太太挥挥牡丹帕子喊道:“冤枉啊,一家人玩玩怎么了?先前在俞老头子家可没见你讲规矩,你们先在外败坏家风,你倒还跟我算起账来了,阿拉真是冤枉呀。”
他们夫妻互相该管的不管,不该管的互相插手管,总是能阴差阳错让我幸免于难。
昨晚,我还问过太太为什么不再生一个,把我这个麻烦找回家添堵。
太太是宁波慈溪人,来自书香世家,二十出头嫁到上海来的。她昨晚给我讲了睡前故事,讲她和严自同先生当初是在城隍庙附近的街上认识的,严自同先生对她一见钟情,那时候她在上海读大学,他们就这样遇见聊起来,还写书信做笔友,一来一往,男未婚女未嫁,就这么好上了。

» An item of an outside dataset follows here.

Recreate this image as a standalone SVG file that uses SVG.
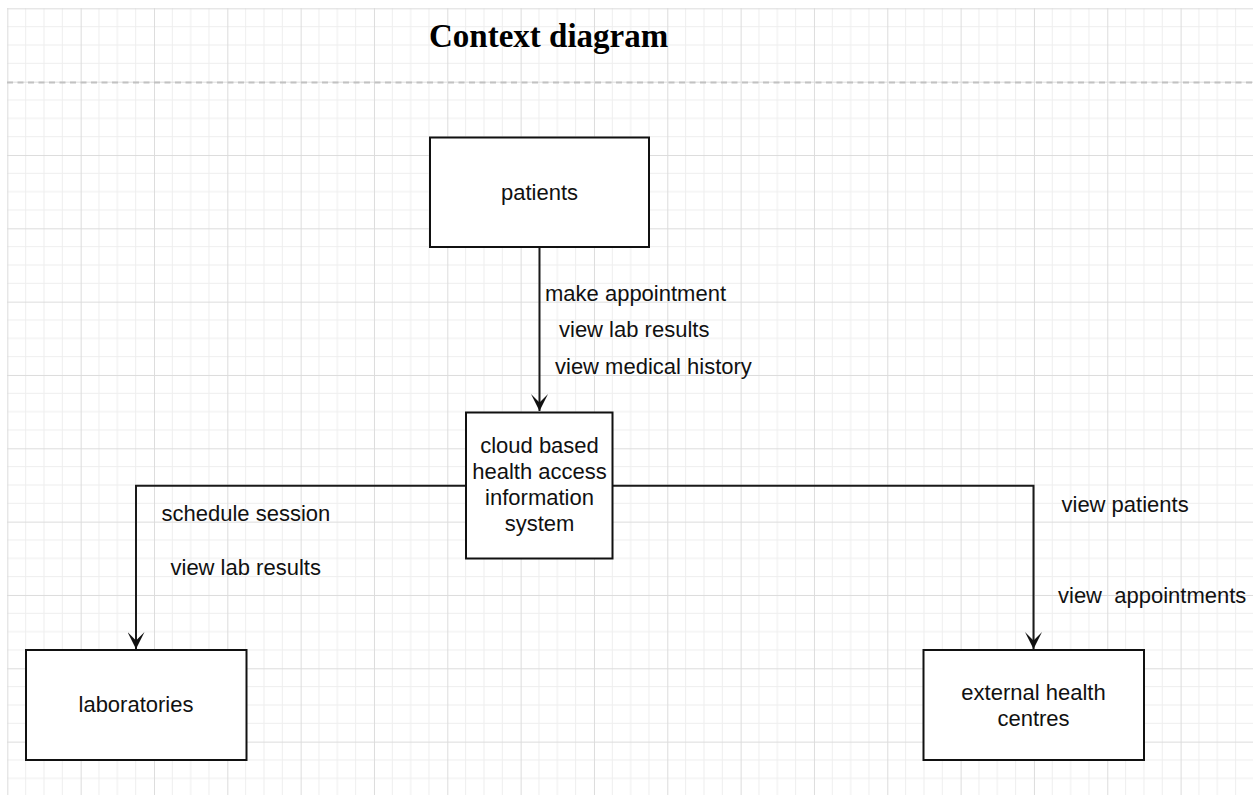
<svg xmlns="http://www.w3.org/2000/svg" width="1253" height="795" viewBox="0 0 1253 795">
  <style>
    .box { fill: #ffffff; stroke: #111111; stroke-width: 2; }
    .edge { fill: none; stroke: #1a1a1a; stroke-width: 2; }
    .lbl { font-family: "Liberation Sans", Arial, sans-serif; font-size: 22px; fill: #111111; white-space: pre; }
    .mid { text-anchor: middle; }
    .title { font-family: "Liberation Serif", "Times New Roman", serif; font-size: 33px; font-weight: bold; fill: #000000; }
  </style>
  <defs>
    <pattern id="grid" patternUnits="userSpaceOnUse" x="7.33" y="8.33" width="73.33" height="73.33">
      <path d="M18.33 0V73.33M36.67 0V73.33M55 0V73.33M0 18.33H73.33M0 36.67H73.33M0 55H73.33" stroke="#eeeeee" stroke-width="1" fill="none"/>
      <path d="M0.5 0V73.33M0 0.5H73.33" stroke="#dcdcdc" stroke-width="1" fill="none"/>
    </pattern>
    <marker id="arrow" viewBox="0 0 18 17" refX="17" refY="8.5" markerWidth="18" markerHeight="17" markerUnits="userSpaceOnUse" orient="auto">
      <path d="M0 0L17 8.5L0 17L8.5 8.5Z" fill="#111111"/>
    </marker>
  </defs>
  <rect width="1253" height="795" fill="#ffffff"/>
  <rect x="7" y="8" width="1246" height="787" fill="url(#grid)"/>
  <line x1="7" y1="82.5" x2="1253" y2="82.5" stroke="#c2c2c2" stroke-width="1.8" stroke-dasharray="6 4.5"/>
  <text class="title" x="429" y="47">Context diagram</text>

  <g id="connectors">
    <path class="edge" d="M539.5 247V411" marker-end="url(#arrow)"/>
    <path class="edge" d="M466 485.7H136V649" marker-end="url(#arrow)"/>
    <path class="edge" d="M613 485.7H1033.5V649" marker-end="url(#arrow)"/>
    <text class="lbl" x="545" y="301">make appointment</text>
    <text class="lbl" x="559" y="337">view lab results</text>
    <text class="lbl" x="555" y="374">view medical history</text>
    <text class="lbl" x="161.5" y="521">schedule session</text>
    <text class="lbl" x="170.5" y="575">view lab results</text>
    <text class="lbl" x="1061.5" y="512">view patients</text>
    <text class="lbl" x="1058" y="603">view  appointments</text>
  </g>

  <g id="patients">
    <rect class="box" x="430" y="137.5" width="219" height="109.5"/>
    <text class="lbl mid" x="539.5" y="200">patients</text>
  </g>
  <g id="system">
    <rect class="box" x="466" y="412.5" width="146.5" height="146"/>
    <text class="lbl mid" x="539.5" y="452.5">cloud based</text>
    <text class="lbl mid" x="539.5" y="478.5">health access</text>
    <text class="lbl mid" x="539.5" y="505">information</text>
    <text class="lbl mid" x="539.5" y="531">system</text>
  </g>
  <g id="laboratories">
    <rect class="box" x="26" y="650" width="220.5" height="110"/>
    <text class="lbl mid" x="136" y="712">laboratories</text>
  </g>
  <g id="external">
    <rect class="box" x="923.5" y="650" width="220.5" height="110"/>
    <text class="lbl mid" x="1033.5" y="699.5">external health</text>
    <text class="lbl mid" x="1033.5" y="725.5">centres</text>
  </g>
</svg>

他们便互相见了家长正经谈婚论嫁,他家见她家世清白良好,老爷子便携着独子很有诚意上门来提亲,让她三媒六聘进了严家,并且文明实现当今一夫一妻的制度。
说到一夫一妻的时候她停顿了下,勉强笑起来又继续讲,但是她肚子不争气,身体生育方面差刚开始怀不了孕,后来勉强怀了子傅,子傅先天失调从小身子便受损,最后还生了大病。想来是她自己福薄,所以收养了一个我积福,他们看我长得一副好福气的样子,耳垂又厚长,虽然捣蛋,到底生龙活虎的,以后能和子傅作伴,刚好子傅也很喜欢我。
太太是这么和我说的,我几乎信了,因为我们玩到了一起后互相怜悯着。